> [TASK OBJECTIVE]: Repeat exactly, and only, the lines from the one that contains "Reproduce this chart" through the one that contains "from matplotlib.patches import Patch", both ends included.

Excerpt from a dataset:

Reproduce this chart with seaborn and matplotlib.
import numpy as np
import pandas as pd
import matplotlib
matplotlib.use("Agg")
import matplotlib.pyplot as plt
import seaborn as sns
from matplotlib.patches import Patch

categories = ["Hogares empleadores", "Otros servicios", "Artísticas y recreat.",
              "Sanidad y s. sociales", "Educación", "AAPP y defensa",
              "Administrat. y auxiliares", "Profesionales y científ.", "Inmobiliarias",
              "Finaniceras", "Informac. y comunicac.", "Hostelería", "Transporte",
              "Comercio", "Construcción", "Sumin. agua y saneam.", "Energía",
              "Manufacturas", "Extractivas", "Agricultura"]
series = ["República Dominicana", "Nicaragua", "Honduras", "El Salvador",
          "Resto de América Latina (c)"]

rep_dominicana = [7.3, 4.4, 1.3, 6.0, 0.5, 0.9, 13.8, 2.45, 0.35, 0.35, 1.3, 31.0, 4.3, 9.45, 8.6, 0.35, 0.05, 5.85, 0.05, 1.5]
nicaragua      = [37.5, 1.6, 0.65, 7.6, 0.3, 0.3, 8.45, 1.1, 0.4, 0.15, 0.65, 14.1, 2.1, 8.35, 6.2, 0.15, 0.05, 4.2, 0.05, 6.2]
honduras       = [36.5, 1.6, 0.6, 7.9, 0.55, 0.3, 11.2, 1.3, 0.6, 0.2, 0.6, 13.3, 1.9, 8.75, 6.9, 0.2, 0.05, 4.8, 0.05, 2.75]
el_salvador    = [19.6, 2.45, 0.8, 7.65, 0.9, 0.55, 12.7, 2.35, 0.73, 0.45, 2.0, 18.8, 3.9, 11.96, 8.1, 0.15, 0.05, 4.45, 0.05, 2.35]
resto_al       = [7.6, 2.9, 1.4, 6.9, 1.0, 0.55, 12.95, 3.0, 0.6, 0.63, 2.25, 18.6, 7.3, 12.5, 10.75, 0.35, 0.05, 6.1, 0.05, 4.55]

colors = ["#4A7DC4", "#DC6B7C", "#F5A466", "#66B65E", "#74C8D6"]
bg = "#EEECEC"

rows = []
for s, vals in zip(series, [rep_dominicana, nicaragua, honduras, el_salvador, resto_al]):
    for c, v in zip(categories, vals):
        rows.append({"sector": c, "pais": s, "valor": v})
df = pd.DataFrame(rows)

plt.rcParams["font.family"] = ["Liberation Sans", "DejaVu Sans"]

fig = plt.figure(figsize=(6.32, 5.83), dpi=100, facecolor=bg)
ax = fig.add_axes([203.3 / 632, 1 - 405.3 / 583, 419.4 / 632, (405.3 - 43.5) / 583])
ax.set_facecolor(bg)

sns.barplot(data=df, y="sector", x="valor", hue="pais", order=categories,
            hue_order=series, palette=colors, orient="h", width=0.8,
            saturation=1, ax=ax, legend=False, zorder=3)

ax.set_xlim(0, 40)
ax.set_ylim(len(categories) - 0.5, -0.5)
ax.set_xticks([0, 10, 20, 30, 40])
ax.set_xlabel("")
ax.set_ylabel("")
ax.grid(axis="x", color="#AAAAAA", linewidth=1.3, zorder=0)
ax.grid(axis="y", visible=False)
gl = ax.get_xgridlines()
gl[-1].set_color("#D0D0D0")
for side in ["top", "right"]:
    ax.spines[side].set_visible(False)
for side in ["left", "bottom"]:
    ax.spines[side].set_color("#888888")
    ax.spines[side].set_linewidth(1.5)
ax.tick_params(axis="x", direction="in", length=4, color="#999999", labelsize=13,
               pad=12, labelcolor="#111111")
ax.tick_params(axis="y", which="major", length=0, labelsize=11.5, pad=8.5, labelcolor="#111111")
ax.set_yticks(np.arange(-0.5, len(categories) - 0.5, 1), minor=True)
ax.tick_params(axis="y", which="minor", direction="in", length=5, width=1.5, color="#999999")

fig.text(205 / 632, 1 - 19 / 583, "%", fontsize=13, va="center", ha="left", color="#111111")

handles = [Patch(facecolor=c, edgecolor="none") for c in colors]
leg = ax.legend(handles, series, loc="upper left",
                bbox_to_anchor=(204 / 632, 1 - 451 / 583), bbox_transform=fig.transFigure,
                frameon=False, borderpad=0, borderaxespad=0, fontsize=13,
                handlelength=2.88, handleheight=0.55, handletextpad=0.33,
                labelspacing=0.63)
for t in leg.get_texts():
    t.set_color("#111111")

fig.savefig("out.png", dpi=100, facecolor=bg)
--
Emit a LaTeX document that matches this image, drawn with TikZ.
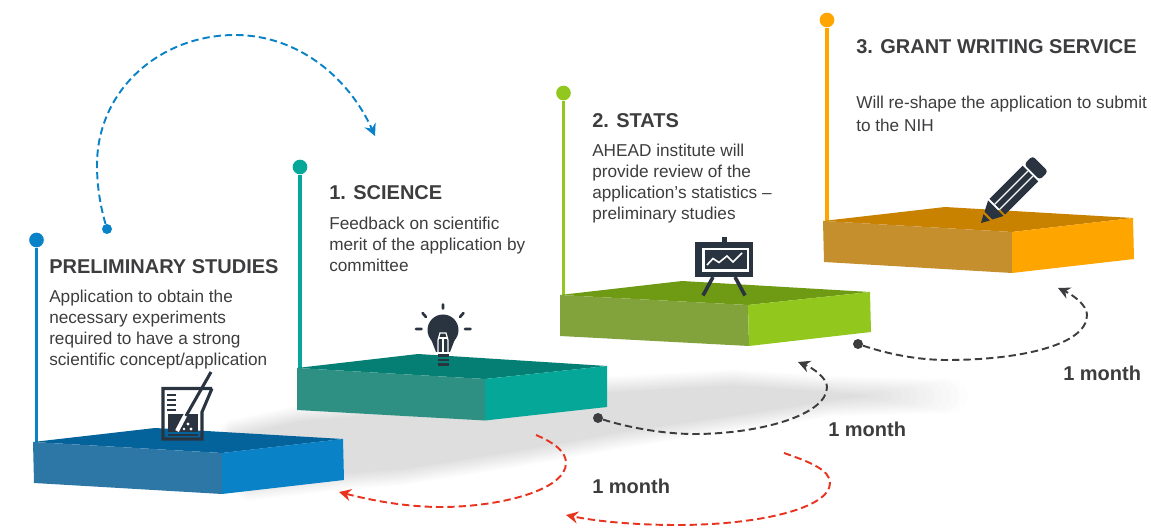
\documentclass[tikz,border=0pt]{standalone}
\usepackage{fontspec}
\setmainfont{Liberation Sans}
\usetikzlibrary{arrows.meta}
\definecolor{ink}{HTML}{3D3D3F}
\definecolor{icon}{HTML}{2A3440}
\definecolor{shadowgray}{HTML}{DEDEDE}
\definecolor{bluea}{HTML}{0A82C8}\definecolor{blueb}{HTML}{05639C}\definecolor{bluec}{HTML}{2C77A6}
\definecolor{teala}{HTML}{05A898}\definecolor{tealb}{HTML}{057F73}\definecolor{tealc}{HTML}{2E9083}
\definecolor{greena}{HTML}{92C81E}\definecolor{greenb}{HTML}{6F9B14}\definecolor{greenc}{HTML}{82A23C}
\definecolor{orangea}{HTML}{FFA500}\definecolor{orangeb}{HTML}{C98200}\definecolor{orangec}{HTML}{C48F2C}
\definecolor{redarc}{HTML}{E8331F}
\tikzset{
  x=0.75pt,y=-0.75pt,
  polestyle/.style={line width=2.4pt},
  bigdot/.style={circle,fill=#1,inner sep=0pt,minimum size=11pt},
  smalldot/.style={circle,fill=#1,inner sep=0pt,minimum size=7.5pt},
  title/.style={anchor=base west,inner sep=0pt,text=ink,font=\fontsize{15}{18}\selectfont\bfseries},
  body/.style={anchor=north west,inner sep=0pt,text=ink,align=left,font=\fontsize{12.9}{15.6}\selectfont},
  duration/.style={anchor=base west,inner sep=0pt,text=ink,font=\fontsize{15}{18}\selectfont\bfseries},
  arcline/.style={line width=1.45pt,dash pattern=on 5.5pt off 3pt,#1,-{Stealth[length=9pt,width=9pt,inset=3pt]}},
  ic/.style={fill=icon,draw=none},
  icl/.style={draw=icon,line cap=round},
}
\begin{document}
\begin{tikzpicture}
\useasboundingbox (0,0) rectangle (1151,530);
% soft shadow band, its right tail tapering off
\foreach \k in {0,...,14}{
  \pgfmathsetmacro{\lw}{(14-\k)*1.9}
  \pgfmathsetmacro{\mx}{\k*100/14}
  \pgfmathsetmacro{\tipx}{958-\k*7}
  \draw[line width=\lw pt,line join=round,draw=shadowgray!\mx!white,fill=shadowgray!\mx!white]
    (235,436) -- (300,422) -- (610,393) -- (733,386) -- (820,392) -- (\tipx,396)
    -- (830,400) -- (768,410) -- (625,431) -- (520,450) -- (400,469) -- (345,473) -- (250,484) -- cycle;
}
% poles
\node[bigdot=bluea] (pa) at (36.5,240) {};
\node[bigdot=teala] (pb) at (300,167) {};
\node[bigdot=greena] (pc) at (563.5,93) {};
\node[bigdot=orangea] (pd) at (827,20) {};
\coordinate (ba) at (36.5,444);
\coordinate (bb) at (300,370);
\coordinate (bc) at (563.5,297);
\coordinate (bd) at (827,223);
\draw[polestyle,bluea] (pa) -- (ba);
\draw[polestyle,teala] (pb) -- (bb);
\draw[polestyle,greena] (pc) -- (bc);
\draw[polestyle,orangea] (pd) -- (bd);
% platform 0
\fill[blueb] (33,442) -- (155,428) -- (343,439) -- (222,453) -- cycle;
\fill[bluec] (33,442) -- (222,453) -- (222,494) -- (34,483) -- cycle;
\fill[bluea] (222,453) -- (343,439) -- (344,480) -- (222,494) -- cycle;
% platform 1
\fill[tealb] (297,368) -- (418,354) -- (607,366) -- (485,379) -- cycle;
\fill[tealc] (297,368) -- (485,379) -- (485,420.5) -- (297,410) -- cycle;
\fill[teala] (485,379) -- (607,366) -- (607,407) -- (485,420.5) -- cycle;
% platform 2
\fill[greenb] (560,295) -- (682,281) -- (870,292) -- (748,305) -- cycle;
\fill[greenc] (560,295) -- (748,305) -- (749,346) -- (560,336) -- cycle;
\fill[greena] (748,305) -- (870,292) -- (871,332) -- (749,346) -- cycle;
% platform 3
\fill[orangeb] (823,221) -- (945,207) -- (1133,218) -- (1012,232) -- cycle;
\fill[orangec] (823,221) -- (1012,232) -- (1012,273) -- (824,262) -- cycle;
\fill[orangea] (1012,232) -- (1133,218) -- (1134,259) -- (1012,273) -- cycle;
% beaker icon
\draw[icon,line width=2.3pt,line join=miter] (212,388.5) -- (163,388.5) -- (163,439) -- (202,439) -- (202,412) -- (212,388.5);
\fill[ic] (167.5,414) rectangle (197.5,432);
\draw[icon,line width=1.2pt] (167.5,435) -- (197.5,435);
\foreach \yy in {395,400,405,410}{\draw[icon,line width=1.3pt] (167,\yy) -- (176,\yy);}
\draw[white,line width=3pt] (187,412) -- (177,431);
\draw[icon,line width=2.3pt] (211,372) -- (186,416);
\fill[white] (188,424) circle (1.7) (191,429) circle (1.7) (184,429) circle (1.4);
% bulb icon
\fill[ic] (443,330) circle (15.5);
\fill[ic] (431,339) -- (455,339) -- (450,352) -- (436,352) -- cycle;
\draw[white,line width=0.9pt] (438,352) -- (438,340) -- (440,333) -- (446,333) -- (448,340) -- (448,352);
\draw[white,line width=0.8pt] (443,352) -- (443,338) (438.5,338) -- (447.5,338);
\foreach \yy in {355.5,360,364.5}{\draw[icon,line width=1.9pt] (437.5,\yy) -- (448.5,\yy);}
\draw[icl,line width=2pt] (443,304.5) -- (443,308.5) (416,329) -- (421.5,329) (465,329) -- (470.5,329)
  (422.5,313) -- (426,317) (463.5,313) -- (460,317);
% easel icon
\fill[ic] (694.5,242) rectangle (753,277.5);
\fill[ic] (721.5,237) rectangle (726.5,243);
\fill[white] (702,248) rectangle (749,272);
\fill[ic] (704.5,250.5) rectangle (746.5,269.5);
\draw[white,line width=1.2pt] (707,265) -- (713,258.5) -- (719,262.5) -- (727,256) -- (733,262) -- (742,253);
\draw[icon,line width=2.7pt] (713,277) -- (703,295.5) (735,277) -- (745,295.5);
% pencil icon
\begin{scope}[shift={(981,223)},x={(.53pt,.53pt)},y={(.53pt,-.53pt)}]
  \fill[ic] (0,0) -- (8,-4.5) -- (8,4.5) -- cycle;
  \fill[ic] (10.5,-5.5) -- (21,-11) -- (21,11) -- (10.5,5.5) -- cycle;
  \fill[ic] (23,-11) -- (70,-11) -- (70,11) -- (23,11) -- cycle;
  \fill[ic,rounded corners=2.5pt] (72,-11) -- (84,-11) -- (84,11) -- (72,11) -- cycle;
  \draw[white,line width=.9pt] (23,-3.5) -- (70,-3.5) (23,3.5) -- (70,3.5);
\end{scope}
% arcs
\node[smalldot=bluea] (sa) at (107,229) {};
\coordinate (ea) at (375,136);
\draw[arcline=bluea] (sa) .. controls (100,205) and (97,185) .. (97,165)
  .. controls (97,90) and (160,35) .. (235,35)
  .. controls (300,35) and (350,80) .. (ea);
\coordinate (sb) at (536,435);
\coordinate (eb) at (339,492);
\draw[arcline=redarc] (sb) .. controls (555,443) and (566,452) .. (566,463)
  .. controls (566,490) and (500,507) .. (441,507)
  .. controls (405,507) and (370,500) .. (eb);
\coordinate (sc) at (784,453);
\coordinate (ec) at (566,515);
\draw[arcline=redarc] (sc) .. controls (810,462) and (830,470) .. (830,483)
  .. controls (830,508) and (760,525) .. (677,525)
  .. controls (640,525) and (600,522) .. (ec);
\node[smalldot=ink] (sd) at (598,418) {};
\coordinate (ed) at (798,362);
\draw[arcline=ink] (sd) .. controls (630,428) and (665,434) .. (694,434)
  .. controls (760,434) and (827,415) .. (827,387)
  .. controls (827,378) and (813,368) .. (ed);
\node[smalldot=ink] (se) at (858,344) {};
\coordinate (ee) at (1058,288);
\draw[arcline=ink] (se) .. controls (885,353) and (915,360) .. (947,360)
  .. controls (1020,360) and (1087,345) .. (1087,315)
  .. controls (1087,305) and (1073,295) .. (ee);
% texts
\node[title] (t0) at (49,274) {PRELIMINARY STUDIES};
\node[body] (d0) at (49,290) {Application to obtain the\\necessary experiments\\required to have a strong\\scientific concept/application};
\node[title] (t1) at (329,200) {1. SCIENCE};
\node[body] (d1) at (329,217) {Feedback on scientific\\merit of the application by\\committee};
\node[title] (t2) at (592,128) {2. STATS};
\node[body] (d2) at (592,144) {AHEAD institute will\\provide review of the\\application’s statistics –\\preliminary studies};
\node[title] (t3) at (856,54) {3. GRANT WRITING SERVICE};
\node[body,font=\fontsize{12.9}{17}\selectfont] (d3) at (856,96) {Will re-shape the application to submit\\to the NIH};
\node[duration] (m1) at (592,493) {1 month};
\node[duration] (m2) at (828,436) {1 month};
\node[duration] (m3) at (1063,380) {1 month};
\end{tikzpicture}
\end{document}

> [EXERCISE ANSWER]:
Reproduce this chart with seaborn and matplotlib.
import numpy as np
import pandas as pd
import matplotlib
matplotlib.use("Agg")
import matplotlib.pyplot as plt
import seaborn as sns
from matplotlib.patches import Patch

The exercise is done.